В такой ситуации поляки наконец-то согласились на переговоры. И 1 декабря 1618 г. в подмосковном селе Деулино делегация во главе с Шереметевым подписала перемирие на 14,5 лет. На очень тяжелых условиях. К Польше отходила Смоленщина, Черниговщина, Северщина — в том числе и несколько крепостей, находившихся к этому времени в руках русских. Что явилось еще одной грубейшей ошибкой правительства Салтыковых. Потому что враг находился в совершенно критическом положении! Королевич с остатком войска застрял в грубине России в условиях зимы, без снабжения, без фуража. На всех дорогах в Польшу остались невзятые русские крепости. Турция, выпутавшись из войны с Ираном, готовилась обрушиться на Речь Посполитую. Да и польскому сейму надоела бесперспективная возня в России — он отказался финансировать войну дольше конца декабря. Еще месяц, и солдаты Владислава вышли бы из повиновения и отправились по домам… Получилось, что поляков, находившихся на краю гибели, согласились выпустить, еще и сделав столь щедрые уступки.
Но как бы то ни было, Россия получила мир. После 14 лет резни и разорения — 8 лет страну раздирала Смута, да еще и после избрания Романова воевать пришлось целых 6 лет… 1 сентября 1619 г. на пограничной речке Поляновке состоялся размен пленными. Вернулись не все. При походе Сигизмунда на Москву в 1612 г. странным образом один за другим умерли “от тоски” бывший царь Василий Шуйский с обоими братьями и их женами. Не менее подозрительно скончался Василий Голицын. А уж мелких дворян и рядовых, сгинувших на чужбине, и не считали. Но вернулся Филарет. Михаил выехал навстречу ему, и оба обменялись земными поклонами. Филарет сыну — как царю. Михаил ему — как отцу. И как раз Филарету суждено было стать подлинным возродителем и восстановителем величия России.
16. ЗЕМСКАЯ РУСЬ
Но давайте сделаем отступление и посмотрим, что же представляло собой Российское государство той эпохи?
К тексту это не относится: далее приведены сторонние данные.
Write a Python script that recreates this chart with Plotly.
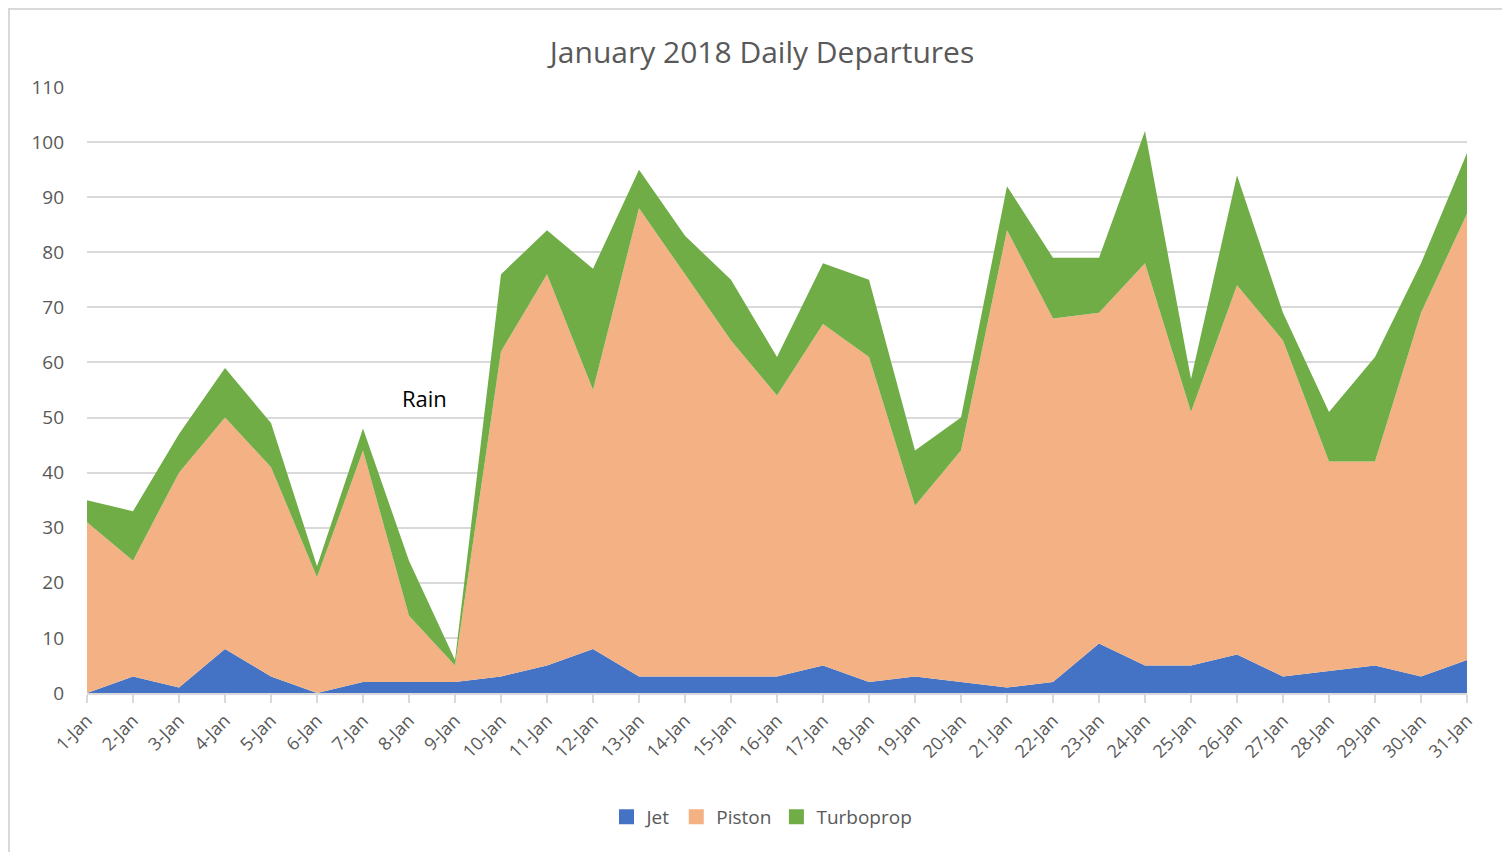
import plotly.graph_objects as go

days = [f"{d}-Jan" for d in range(1, 32)]
jet = [0, 3, 1, 8, 3, 0, 2, 2, 2, 3, 5, 8, 3, 3, 3, 3, 5, 2, 3, 2, 1, 2, 9, 5, 5, 7, 3, 4, 5, 3, 6]
piston = [31, 21, 39, 42, 38, 21, 42, 12, 3, 59, 71, 47, 85, 73, 61, 51, 62, 59, 31, 42, 83, 66, 60, 73, 46, 67, 61, 38, 37, 66, 81]
turboprop = [4, 9, 7, 9, 8, 2, 4, 10, 1, 14, 8, 22, 7, 7, 11, 7, 11, 14, 10, 6, 8, 11, 10, 24, 6, 20, 5, 9, 19, 9, 11]

series = [("Jet", jet, "#4472C4"), ("Piston", piston, "#F4B183"), ("Turboprop", turboprop, "#70AD47")]

FONT = "Open Sans"
GREY = "#595959"

fig = go.Figure()
for name, vals, col in series:
    fig.add_trace(go.Scatter(
        x=days, y=vals, name=name, mode="none", stackgroup="one",
        fillcolor=col, line=dict(width=0), showlegend=False,
    ))
# legend entries with square swatches
for name, vals, col in series:
    fig.add_trace(go.Scatter(
        x=[None], y=[None], name=name, mode="markers",
        marker=dict(symbol="square", size=15, color=col), showlegend=True,
    ))

# figure is placed by the page at an 8px offset
W, H = 1502, 844
L, R, T, B = 79, 1459, 79, 685

fig.update_layout(
    width=W, height=H,
    margin=dict(l=L, r=W - R, t=T, b=H - B),
    paper_bgcolor="white", plot_bgcolor="white",
    font=dict(family=FONT, color=GREY, size=19),
    title=dict(text="January 2018 Daily Departures", x=754 / W, xanchor="center",
               y=1 - 44 / H, yanchor="middle", yref="container",
               font=dict(size=30, color=GREY, family=FONT)),
    xaxis=dict(type="category", range=[0, 30], showgrid=False,
               showline=True, linecolor="#D9D9D9", linewidth=2,
               ticks="outside", ticklen=8, tickcolor="#D9D9D9", tickwidth=1.5,
               tickangle=-45, tickfont=dict(size=18, color=GREY)),
    yaxis=dict(range=[0, 110], dtick=10, showgrid=True, gridcolor="#D9D9D9", gridwidth=2,
               zeroline=False, showline=False, ticks="", ticklabelstandoff=22,
               tickfont=dict(size=19, color=GREY)),
    legend=dict(orientation="h", x=(754 - L) / (R - L), xanchor="center",
                y=(B - 809) / (B - T), yanchor="middle",
                font=dict(size=19, color=GREY), itemwidth=30, traceorder="normal"),
    showlegend=True,
)

fig.add_annotation(x=7.33, y=53.5, xref="x", yref="y", text="Rain", showarrow=False,
                   font=dict(size=22, color="black", family=FONT))

fig.add_shape(type="rect", xref="paper", yref="paper",
              x0=(1 - L) / (R - L), x1=(W + 2 - L) / (R - L),
              y0=(B - H - 2) / (B - T), y1=(B - 1) / (B - T),
              line=dict(color="#D9D9D9", width=2), fillcolor="rgba(0,0,0,0)", layer="below")

fig.write_html("out.html")
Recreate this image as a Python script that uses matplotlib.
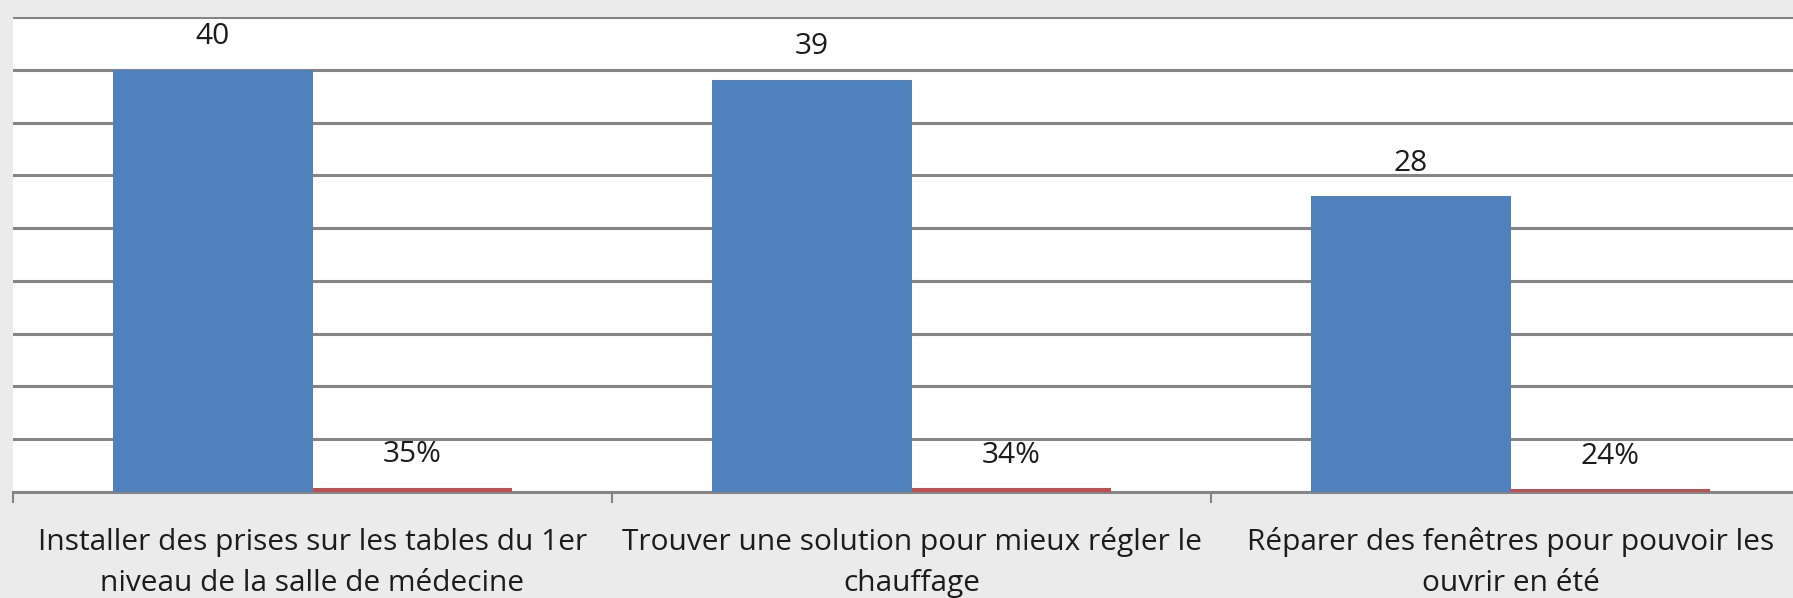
import matplotlib
matplotlib.use("Agg")
import matplotlib.pyplot as plt
import numpy as np

categories = [
    "Installer des prises sur les tables du 1er\nniveau de la salle de médecine",
    "Trouver une solution pour mieux régler le\nchauffage",
    "Réparer des fenêtres pour pouvoir les\nouvrir en été",
]
counts = [40, 39, 28]
shares = [0.35, 0.34, 0.24]

blue = "#4f81bd"
red = "#c0504d"
grid_color = "#858585"
bg = "#ebebeb"
txt = "#1c1c1c"

plt.rcParams["font.family"] = ["Open Sans", "DejaVu Sans"]

fig = plt.figure(figsize=(17.93, 5.98), dpi=100, facecolor=bg)
# plot area runs past the right edge, as in the source
ax = fig.add_axes([13 / 1793, (598 - 492) / 598, 1797 / 1793, (492 - 17) / 598])
ax.set_facecolor("white")

x = np.arange(len(categories))
w = 1 / 3
b1 = ax.bar(x - w / 2, counts, w, color=blue, zorder=3)
b2 = ax.bar(x + w / 2, shares, w, color=red, zorder=3)

ax.set_xlim(-0.5, len(categories) - 0.5)
ax.set_ylim(0, 45)
ax.set_yticks(np.arange(0, 46, 5))
ax.yaxis.grid(True, color=grid_color, linewidth=2.2)
ax.set_axisbelow(True)
ax.tick_params(axis="y", left=False, labelleft=False)

for s in ["top", "right", "left"]:
    ax.spines[s].set_visible(False)
ax.spines["bottom"].set_color(grid_color)
ax.spines["bottom"].set_linewidth(2.2)

ax.set_xticks(np.arange(len(categories) + 1) - 0.5)
ax.set_xticklabels([])
ax.tick_params(axis="x", length=8, width=1.5, color=grid_color)
for i, lab in enumerate(categories):
    ax.text(i, -6.7, lab, ha="center", va="center", fontsize=21.5, color=txt,
            linespacing=1.55)

for rect, v in zip(b1, counts):
    ax.annotate(f"{v}", (rect.get_x() + rect.get_width() / 2, v), xytext=(0, 24),
                textcoords="offset points", ha="center", va="center",
                fontsize=21.5, color=txt)
for rect, v in zip(b2, shares):
    ax.annotate(f"{round(v * 100)}%", (rect.get_x() + rect.get_width() / 2, v),
                xytext=(0, 24), textcoords="offset points", ha="center",
                va="center", fontsize=21.5, color=txt)

fig.savefig("out.png", dpi=100, facecolor=bg)
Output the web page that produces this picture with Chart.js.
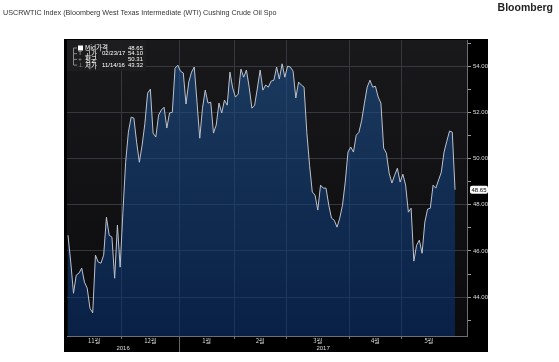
<!DOCTYPE html>
<html>
<head>
<meta charset="utf-8">
<script src="https://cdn.jsdelivr.net/npm/chart.js@4.4.1/dist/chart.umd.min.js"></script>
<style>
  html, body { margin: 0; padding: 0; background: #fff; }
  #wrap { position: relative; width: 559px; height: 362px; overflow: hidden; }
  #title { position: absolute; left: 3px; top: 8px; font: 7.2px "Liberation Sans", Arial, sans-serif; color: #333; white-space: nowrap; }
  #brand { position: absolute; right: 6px; top: 1px; font: bold 10.5px "Liberation Sans", Arial, sans-serif; color: #222; }
  canvas { position: absolute; left: 0; top: 0; }
</style>
</head>
<body>
<div id="wrap">
  <canvas id="myChart" width="559" height="362"></canvas>
  <div id="title">USCRWTIC Index (Bloomberg West Texas Intermediate (WTI) Cushing Crude Oil Spo</div>
  <div id="brand">Bloomberg</div>
</div>
<script>
  // WTI Cushing spot, one value per trading day (Nov 2016 - May 2017)
  const prices = [
    46.68, 45.52, 44.17, 44.95, 45.04, 45.26, 44.65, 44.39, 43.52, 43.32,
    45.82, 45.52, 45.47, 45.82, 47.46, 46.68, 46.60, 44.82, 47.12, 45.30,
    47.68, 49.84, 51.14, 51.79, 51.75, 50.71, 49.84, 50.58, 51.50, 52.83,
    53.00, 51.10, 50.93, 51.88, 52.10, 52.22, 51.32, 51.97, 52.00, 53.91,
    54.04, 53.78, 53.70, 52.36, 53.31, 53.74, 53.96, 52.44, 50.88, 52.18,
    52.96, 52.40, 52.44, 51.10, 51.45, 52.40, 51.97, 52.53, 52.31, 53.74,
    53.05, 52.66, 52.79, 53.87, 53.52, 53.83, 53.09, 52.18, 52.31, 53.05,
    53.83, 52.96, 53.18, 53.09, 53.35, 53.39, 53.96, 53.44, 54.10, 53.52,
    54.00, 53.96, 53.78, 52.62, 53.31, 53.18, 53.09, 51.14, 49.71, 48.55,
    48.42, 47.77, 48.85, 48.72, 48.72, 47.98, 47.42, 47.33, 47.03, 47.42,
    47.98, 48.98, 50.28, 50.50, 50.28, 51.01, 51.14, 51.66, 52.40, 53.09,
    53.39, 53.09, 53.13, 52.66, 52.40, 50.45, 50.23, 49.37, 48.94, 49.28,
    49.58, 48.98, 49.32, 48.85, 47.68, 47.85, 45.56, 46.25, 46.47, 45.90,
    47.25, 47.81, 47.85, 48.85, 48.72, 49.07, 49.41, 50.28, 50.75, 51.19,
    51.14, 48.65
  ];
  const monthLabels = ['11월', '12월', '1월', '2월', '3월', '4월', '5월'];
  const monthStarts = [0, 20, 41, 61, 80, 103, 122];
  const yearLabels = ['2016', '2017'];
  const yearStarts = [0, 41];
  const yTicks = [43, 44, 45, 46, 47, 48, 49, 50, 51, 52, 53, 54, 55];
  const legendRows = [
    ['Mid가격', '', '48.65'],
    ['고가', '02/23/17', '54.10'],
    ['평균', '', '50.31'],
    ['저가', '11/14/16', '43.32']
  ];

  const xMin = -0.364, xMax = 145.36;
  const lastIdx = prices.length - 1;
  const monthEnds = monthStarts.slice(1).map(v => v - 0.5).concat([lastIdx + 0.5]);
  const monthCenters = monthStarts.map((s, i) => (s - 0.5 + monthEnds[i]) / 2);
  const yearEnds = yearStarts.slice(1).map(v => v - 0.5).concat([xMax]);
  const yearCenters = yearStarts.map((s, i) => (Math.max(s - 0.5, xMin) + yearEnds[i]) / 2);
  const cjk = '"Noto Sans CJK KR", "Liberation Sans", Arial, sans-serif';
  const latin = '"Liberation Sans", Arial, sans-serif';

  const bloombergBg = {
    id: 'bloombergBg',
    beforeDraw(chart) {
      const { ctx, chartArea: a } = chart;
      ctx.save();
      ctx.fillStyle = '#000';
      ctx.fillRect(a.left - 3, a.top - 1, a.right - a.left + 24, a.bottom - a.top + 17);
      const g = ctx.createLinearGradient(0, a.top, 0, a.bottom);
      g.addColorStop(0, '#19191b');
      g.addColorStop(1, '#0b0b0d');
      ctx.fillStyle = g;
      ctx.fillRect(a.left, a.top, a.right - a.left, a.bottom - a.top);
      ctx.restore();
    },
    afterDraw(chart) {
      const { ctx, chartArea: a, scales } = chart;
      ctx.save();
      // year separator below axis
      yearStarts.slice(1).forEach(s => {
        const px = Math.round(scales.x.getPixelForValue(s - 0.5)) + 0.5;
        ctx.strokeStyle = '#666';
        ctx.lineWidth = 1;
        ctx.beginPath();
        ctx.moveTo(px, a.bottom);
        ctx.lineTo(px, a.bottom + 16);
        ctx.stroke();
      });
      // last price tag
      const last = prices[lastIdx];
      const py = scales.y.getPixelForValue(last);
      ctx.fillStyle = '#fff';
      ctx.beginPath();
      ctx.roundRect(a.right + 3, py - 4, 18, 8, 2);
      ctx.fill();
      ctx.fillStyle = '#000';
      ctx.font = '6px ' + latin;
      ctx.textAlign = 'center';
      ctx.textBaseline = 'middle';
      ctx.fillText(last.toFixed(2), a.right + 12, py + 0.5);
      // stats box
      const bx = a.left, by = a.top;
      ctx.fillStyle = 'rgba(30,30,32,0.95)';
      ctx.fillRect(bx, by, 79, 31);
      ctx.strokeStyle = '#888';
      ctx.beginPath();
      ctx.moveTo(bx + 6.5, by + 8);
      ctx.lineTo(bx + 6.5, by + 25);
      ctx.stroke();
      ctx.textBaseline = 'middle';
      legendRows.forEach((r, i) => {
        const ry = by + 8 + i * 5.7;
        ctx.strokeStyle = '#888';
        ctx.beginPath();
        ctx.moveTo(bx + 6.5, ry);
        ctx.lineTo(bx + 10, ry);
        ctx.stroke();
        ctx.font = '6px ' + latin;
        if (i === 0) {
          ctx.fillStyle = '#fff';
          ctx.fillRect(bx + 11, ry - 2.5, 5, 5);
        } else {
          ctx.fillStyle = '#aaa';
          ctx.textAlign = 'center';
          ctx.fillText(['', 'T', '+', '⊥'][i], bx + 13, ry);
        }
        ctx.fillStyle = '#fff';
        ctx.textAlign = 'left';
        ctx.font = '6.5px ' + cjk;
        ctx.fillText(r[0], bx + 18, ry);
        ctx.font = '6px ' + latin;
        if (r[1]) ctx.fillText(r[1], bx + 35, ry);
        ctx.textAlign = 'right';
        ctx.fillText(r[2], bx + 76, ry);
      });
      ctx.restore();
    }
  };

  const ctx = document.getElementById('myChart').getContext('2d');
  const myChart = new Chart(ctx, {
    type: 'line',
    data: {
      datasets: [{
        data: prices.map((v, i) => ({ x: i, y: v })),
        borderColor: '#bcc2cc',
        borderWidth: 1,
        pointRadius: 0,
        tension: 0,
        fill: 'start',
        backgroundColor: (c) => {
          const a = c.chart.chartArea;
          if (!a) return 'rgba(20,70,130,0.55)';
          const g = c.chart.ctx.createLinearGradient(0, a.top, 0, a.bottom);
          g.addColorStop(0, 'rgba(30,82,145,0.58)');
          g.addColorStop(1, 'rgba(8,48,110,0.58)');
          return g;
        }
      }]
    },
    options: {
      responsive: false,
      animation: false,
      devicePixelRatio: 1,
      layout: { padding: { left: 67, top: 40, right: 71, bottom: 10 } },
      plugins: { legend: { display: false }, tooltip: { enabled: false } },
      scales: {
        x: {
          type: 'linear', position: 'bottom', min: xMin, max: xMax, weight: 0,
          afterBuildTicks: s => { s.ticks = monthStarts.slice(1).map(v => ({ value: v - 0.5 })); },
          ticks: { display: false },
          grid: { color: '#35383f', tickLength: 3, tickColor: '#777' },
          border: { color: '#6a6e76' },
          afterFit: s => { s.height = 0; }
        },
        xm: {
          type: 'linear', position: 'bottom', min: xMin, max: xMax, weight: 1,
          afterBuildTicks: s => { s.ticks = monthCenters.map(v => ({ value: v })); },
          ticks: {
            color: '#ddd', font: { size: 6, family: cjk }, padding: 1,
            autoSkip: false, maxRotation: 0,
            callback: (v, i) => monthLabels[i]
          },
          grid: { display: false, drawTicks: false },
          border: { display: false },
          afterFit: s => { s.height = 9; }
        },
        xy: {
          type: 'linear', position: 'bottom', min: xMin, max: xMax, weight: 2,
          afterBuildTicks: s => { s.ticks = yearCenters.map(v => ({ value: v })); },
          ticks: {
            color: '#ddd', font: { size: 6, family: latin }, padding: 0,
            autoSkip: false, maxRotation: 0,
            callback: (v, i) => yearLabels[i]
          },
          grid: { display: false, drawTicks: false },
          border: { display: false },
          afterFit: s => { s.height = 7; }
        },
        y: {
          position: 'right', min: 42.32, max: 55.13,
          afterBuildTicks: s => { s.ticks = yTicks.map(v => ({ value: v })); },
          ticks: {
            color: '#ddd', font: { size: 6, family: latin },
            padding: 2, autoSkip: false,
            callback: v => (v % 2 === 0 ? v.toFixed(2) : '')
          },
          grid: {
            color: c => (c.tick && c.tick.value % 2 === 0 ? '#35383f' : 'rgba(0,0,0,0)'),
            tickColor: '#999', tickLength: 4
          },
          border: { color: '#6a6e76' },
          afterFit: s => { s.width = 21; }
        }
      }
    },
    plugins: [bloombergBg]
  });
</script>
</body>
</html>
Между прочим, я преднамеренно не употребляю термин “Московия”, принятый некоторыми нашими историками, подхватившими его у иностранцев. Сами русские так свою страну не называли. И как вы считаете, понравилось бы, например, французам, если бы их страну величали “Парижией”? А вот термин Россия вошел в употребление в XV в., и при Иване Грозном стал официальным. О Руси XVII столетия с какой-то стати укоренились представления, как о неком “сонным царстве”. Государь в шапке Мономаха просиживает, пардон, одно место на троне. Рядом зевают бородатые бояре в горлатных шапках. Неуклюжие стрельцы переминаются с ноги на ногу на карауле. Юродивые и оборванцы бездельничают на площадях. На огромных “диких” пространствах разбросаны городки, страдающие от произвола воевод, и деревни, угнетенные помещиками. А толпы “холопей” раболепно падают ниц перед начальством или наоборот, бунтуют…
Родился этот стереотип под пером наемных зарубежных “ученых”, понаехавших в Россию в XVIII в. на заработки и принявшихся за плату превозносить реформы Петра путем голословного оплевывания всего, что было до него. А потом их идеи развили в устойчивый штамп классики XIX в. Которые историческую, народную Русь совершенно не знали, не понимали и презирали. Н.М. Карамзин объявлял русскую пляску “любимой забавой самых диких народов”, а древние иконы и фрески “грубой” и примитивной мазней. С.М. Соловьев настолько ненавидел отечественные культурные традиции, что даже перешел из православия в католицизм. И делал выводы, что русский народ не обладает собственными талантами. В.О. Ключевский свысока указывал, что древнерусская мысль “не выходила за пределы церковно-православной казуистики”. Разумеется, эти столпы и прошлое брались судить сугубо с позиций собственного “просвещения”.
В частности, господа “западники” осуждали русских за отсутствие у них традиций европейской гражданственности и демократии. На что “славянофилы” отвечали, что русским по складу характера никакая демократия и не нужна была, они, мол, стремились только к внутренней “свободе духа”. И под этим спором оказалась похоронена истина. Потому что те и другие опирались на предвзятые выводы иностранцев о “московском рабстве” — и проходили мимо фактов. Содержащихся в российских законах, многочисленных сохранившихся документах и… в трудах тех же самых иностранцев, Флетчера, Олеария и др.